3rd

Aprile

Filippo Timi da Skianto

C’è un buco gigante che spacca a metà la scenografia de Gli Innamorati, classica rappresentazione di Goldoni in scena nella Sala Grande del Teatro Franco Parenti. Da quel buco, a orari alterni, spunta un surreale Filippo Timi che, in pigiama, racconta la storia della sua vita, almeno così sembra, ma in maniera esagerata come solo i suoi spettacoli sanno essere. Il risultato? Uno Skianto.

TEATRO QUEER – Mezzo cieco, balbuziente, sessualmente confuso, l’attore e regista non ha paura di tartagliare un monologo sul difficile tema dell’handicap e lo fa con tutti quei ridolini e quelle trombette che lo contraddistinguono, elementi di un carnevale così queer con cui lo stesso Timi ha reso pop e kitsch, in passato, Shakespeare o il Don Giovanni. Adesso tocca alla vita di un ragazzo nato con la scatola cranica sigillata, portatore di handicap, che si lamenta del suo taglio di capelli osceno, che veste una canotta con Topolino, che si trasforma in un unicorno (rosa fluo e dalla coda rainbow, ça va sans dire) e che spera di avere una fidanzatina, anche con i baffi, purché sia una. Consapevole di vivere in una gabbia d’oro, sì, ma pur sempre in una gabbia, dove non riesce a esprimere a parole cosa pensa.

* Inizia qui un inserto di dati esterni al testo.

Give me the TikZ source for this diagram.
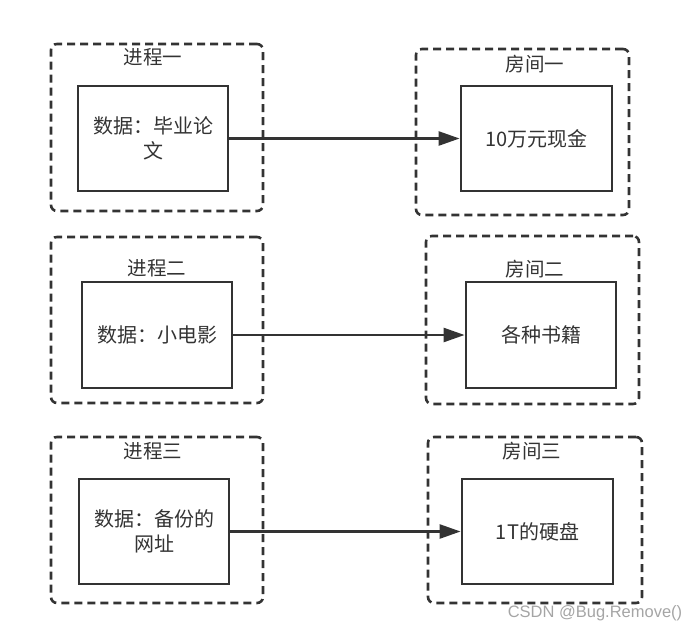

TEATRO IMPAZZITO – Sul palco anche la voce e la chitarra di Andrea Di Donna, talento da pelle d’oca. L’artista esibisce una colonna sonora malinconica che quasi rievoca, per l’atmosfera, film tormentati come Into the Wild o This Must be the Place di Sorrentino. La sua voce ricorda Cat Stevens, la sua attitudine sembra celebrare Damien Rice (a fine rappresentazione riesce a rendere aulica persino Baby one more time di Britney Spears, ho detto tutto). Poi le immagini di Candy Candy incorniciate da un gioco di luci a pois che tanto fanno pensare alla migliore applicazione di collage per le foto su Instagram. Un carnevale, appunto, che scoppia alla ricerca di un perché non si è come tutti gli altri, domanda a cui si tenta di rispondere con una spassosa parodia di Gina Lollobrigida. Fate voi, la pazzia.

TEATRO DA APPLAUDIRE – Ridere fa bene, anche di un tema così spinoso, se fatto con quella saggezza che esplode alla fine. Quando Filippo Timi, tra pensieri struggenti, riprende quei movimenti così spigolosi, come un quadro di Picasso, che l’autismo provoca inevitabilmente, anche solo per comunicare uno stato d’animo qualsiasi, ma va’ a sapere quale. Timi è sempre lui, artista accentratore e consapevole del suo talento, la cosa non infastidisce però quando il tema, e la sua espressione, sono così toccanti. Inevitabili gli applausi.